Kenny to offer Cabinet seats to Independents in 'rainbow plan'
Published 19/03/2016 | 02:30
Fine Gael is to offer ministries to Independent TDs as the party prepares to rapidly escalate attempts to form a 'rainbow minority government'.
Acting Taoiseach Enda Kenny is to ask up to 20 Independents and the Green Party to play a role in writing a new programme for government, the Irish Independent has learned.
The move will raise the stakes in the bidding war between Fine Gael and Fianna Fáil as both parties seek to get enough support to justify a minority government.
And Mr Kenny now wants to be a position to appoint a Cabinet when the Dáil meets on April 6.
"Independents thought we were looking for support on a case-by-case basis - but it's not, we want them in the room," said a source.

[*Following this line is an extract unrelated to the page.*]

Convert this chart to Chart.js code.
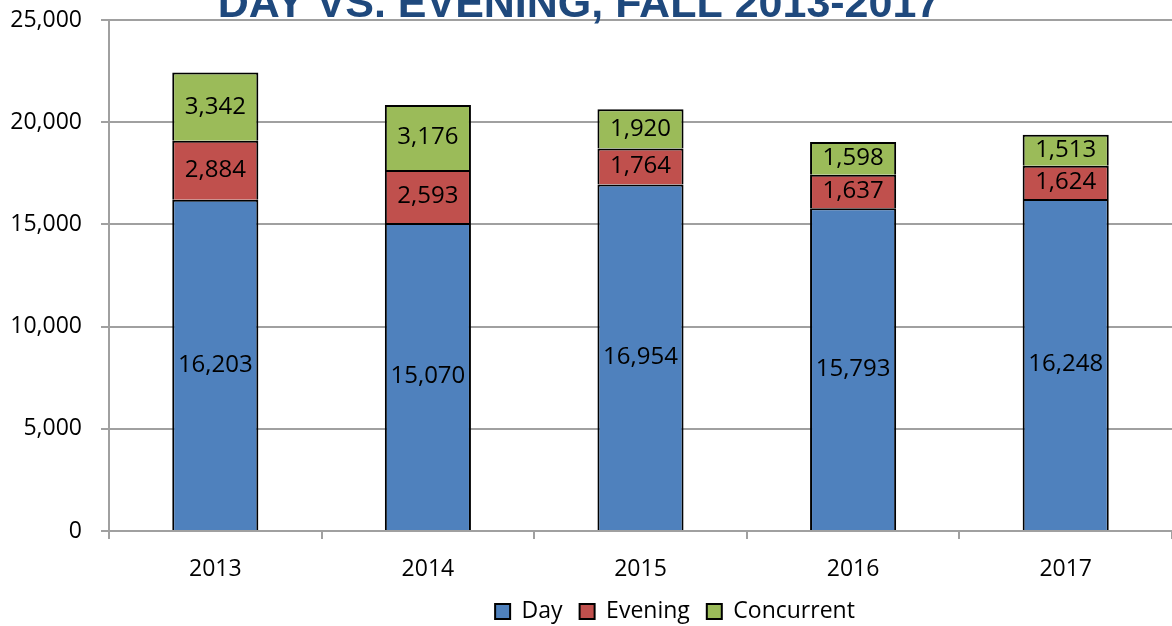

Party strategists accept they will fall short of the 79 seats necessary for a majority but believe if they can get more than 65 votes, the pressure on Fianna Fáil to allow the formation of a government would be too great.
Fine Gael sources described their new plan as a "modern version" of the 1948 coalition deal which saw all parties except Fianna Fáil enter a coalition. The Cabinet consisted of representatives from six parties and an Independent.
There are indications that the Independent Alliance, a group of five rural TDs, the Green Party and a small number of standalone Independents including Katherine Zappone and Maureen O'Sullivan are interested taking talks to "the next level".
A key element of the Fine Gael plan involves convincing the Labour Party to abstain from voting on April 6.
Mr Kenny will ask his parliamentary party on Tuesday to allow him open "really substantial" negotiations that he hopes will ultimately lead to a programme for government.
The acting Taoiseach is also understood to have privately ruled out any possibility of Fine Gael facilitating a Fianna Fáil-led minority government.
"No way, never - and it's not just Leo Varadkar saying that now," said a senior source.
Fianna Fáil is continuing talks with Independent TDs and is due to give them a document on its plans for rural Ireland this weekend.
However, party strategists do accept they have huge ground to make up and will need somebody to publicly back them soon in order to gain some momentum.
In Brussels yesterday, Mr Kenny said people had voted for "a different range of representation and I think as the largest party in the Dáil it's important that we recognise what that range is".
"And that's why my responsibility continues to be to work with those groups and those individuals in understanding what their concerns and their anxieties are, and what mandate they brought with them from their people, being properly elected to the Dáil, and to reflect that in issues that can be dealt with by the next government," he said.
Roscommon TD Michael Fitzmaurice, who is a member of the Independent Alliance, told the Irish Independent last night that he is keen to continuing working with both sides.
"If you cower you might get your seat back but you won't go down in history for having done anything. There are people running for the hills and minding their little seats," he said.